Werner Sumowski was born March 8, 1931 in Ortelsburg in Masuria, today Sczytno in Poland. He ended up in Berlin as war orphan where he studied with Richard Hamann at Humboldt University in East Berlin, publishing his first articles in 1956. Two years after Hamann, founder of the photographic archive in Marburg in 1939 and a decisive representative of an all-German art history, was forced in 1957 to resign from his position, Sumowski fled to the West. In 1963 he became research associate of Heinz Wetzel at the then Technische Hochschule Stuttgart. He did his habilitation with a study on Caspar David Friedrich, becoming ‘Privatdozent’ in 1967. After the publication of his Friedrich work, he was appointed ‘Universitätsdozent’ in 1971, ‘außerplanmäßiger’ (unscheduled) professor in 1973, and full professor in 1979.
Rembrandt occupied Sumowski all his life, following his teacher Hamann who, originating from modest circumstances, was attracted to the bourgeois art of the Netherlands. Hamann’s book on Rembrandt appeared in 1969 in a new edition with Sumowski’s annotations. The latter had travelled to the Netherlands as early as 1955, subsequently writing an essay on a hitherto overlooked Rembrandt drawing. Starting in 1979, Sumowski published his ten-volume opus on the drawings of Rembrandt’s pupils. The six volumes of the paintings of Rembrandt’s pupils of 1983 – with later additions – contain 99 artists known by name and more than 2,500 works. Werner Sumowski, like Richard Hamann, placed special emphasis on strict formal analysis. “Nun guckt mal schön” (“Now look carefully”) he used to tell his students when he instructed them to date a painting, drawing or print, to determine its technique and special ductus, to decipher its iconography and if possible to assign it to an artist, a stylistic period, or special historic situation. As he liked to tell his students, he wanted to turn them into ‘Bilderwürmchen’ (picture worms) and not ‘Bücherwürmchen’ (bookworms). However, pictorial analysis for him was not an end in itself but opened the way to the understanding of broad relationships. Thus he succeeded in a seminar on artists’ colonies of the early twentieth century, before the backdrop of Wilhelminian salon art, to work out the motivations of the lifereforming attempts and the modern art movements of the time. At the same time he visualized those developments that later would lead to National Socialism.

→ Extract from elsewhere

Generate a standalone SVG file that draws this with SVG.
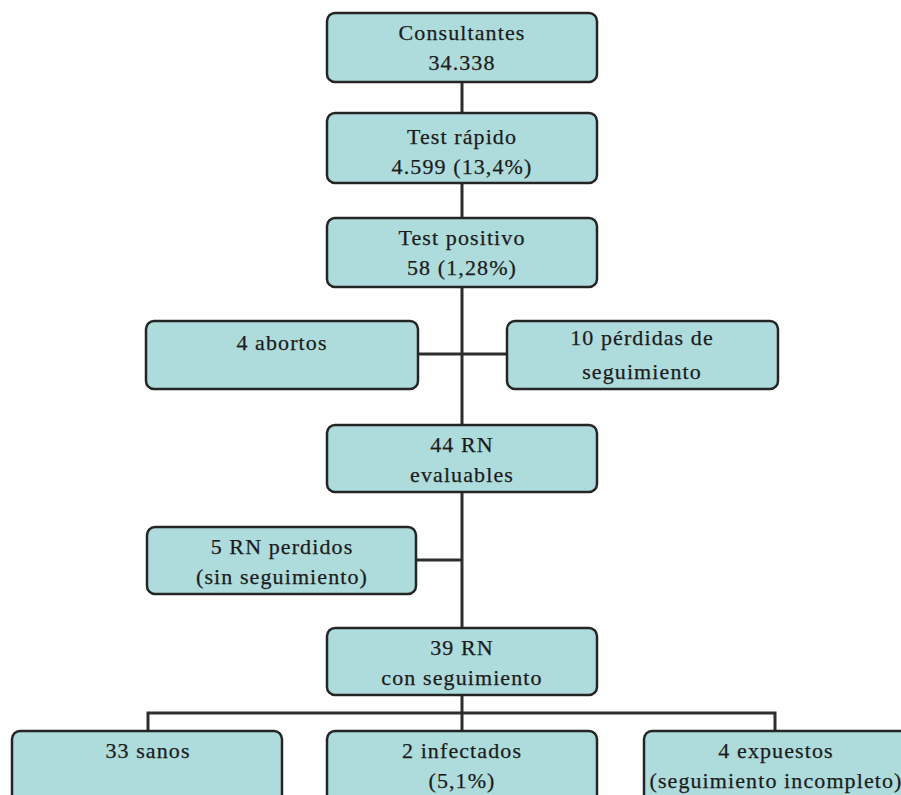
<svg xmlns="http://www.w3.org/2000/svg" width="901" height="795" viewBox="0 0 901 795">
<style>
.box{fill:#aedbdb;stroke:#252525;stroke-width:2.5}
.t{font-family:"Liberation Serif","Times New Roman",serif;font-size:22px;letter-spacing:1.1px;fill:#1c1c1c;stroke:#1c1c1c;stroke-width:0.25;text-anchor:middle}
.c{stroke:#2e2e2e;stroke-width:3;fill:none}
</style>
<rect width="901" height="795" fill="#ffffff"/>
<g id="connectors">
<path class="c" d="M462 82V627"/>
<path class="c" d="M418 354H507"/>
<path class="c" d="M416 560H462"/>
<path class="c" d="M462 695V731"/>
<path class="c" d="M148 731V713H775V731"/>
</g>
<g id="n1"><rect class="box" x="327" y="13" width="270" height="69" rx="8"/><text class="t" x="462" y="40">Consultantes</text><text class="t" x="462" y="70">34.338</text></g>
<g id="n2"><rect class="box" x="327" y="113" width="270" height="70" rx="8"/><text class="t" x="462" y="144">Test rápido</text><text class="t" x="462" y="174">4.599 (13,4%)</text></g>
<g id="n3"><rect class="box" x="327" y="218" width="270" height="69" rx="8"/><text class="t" x="462" y="245">Test positivo</text><text class="t" x="462" y="275">58 (1,28%)</text></g>
<g id="n4"><rect class="box" x="146" y="321" width="272" height="68" rx="8"/><text class="t" x="282" y="350">4 abortos</text></g>
<g id="n5"><rect class="box" x="507" y="321" width="271" height="68" rx="8"/><text class="t" x="642" y="345">10 pérdidas de</text><text class="t" x="642" y="379">seguimiento</text></g>
<g id="n6"><rect class="box" x="327" y="425" width="270" height="67" rx="8"/><text class="t" x="462" y="452">44 RN</text><text class="t" x="462" y="482">evaluables</text></g>
<g id="n7"><rect class="box" x="147" y="527" width="269" height="67" rx="8"/><text class="t" x="282" y="554">5 RN perdidos</text><text class="t" x="282" y="584">(sin seguimiento)</text></g>
<g id="n8"><rect class="box" x="327" y="628" width="270" height="67" rx="8"/><text class="t" x="462" y="655">39 RN</text><text class="t" x="462" y="685">con seguimiento</text></g>
<g id="n9"><rect class="box" x="12" y="731" width="270" height="80" rx="8"/><text class="t" x="148" y="758">33 sanos</text></g>
<g id="n10"><rect class="box" x="327" y="731" width="270" height="80" rx="8"/><text class="t" x="462" y="758">2 infectados</text><text class="t" x="462" y="788">(5,1%)</text></g>
<g id="n11"><rect class="box" x="644" y="731" width="270" height="80" rx="8"/><text class="t" x="776" y="758">4 expuestos</text><text class="t" x="776" y="788">(seguimiento incompleto)</text></g>
</svg>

Loss of parents and native country, dictatorship, war and the difficult situation of a budding art historian in the German Democratic Republic turned Werner Sumowski into a pessimistic, disillusioned man. Not without irony he referred to himself barely sixty years old as an old ‘Tattergreis’ (dodderer) who had one foot in the grave. At the same time he knew as no other how to instruct and entertain his audience. Even on late Friday afternoons crowds of students flocked to his lectures. On the occasion of his retirement they hung bedsheets between the two high-rise buildings on the Keplerstraße in Stuttgart on which they wrote: “Sumo, we thank you!”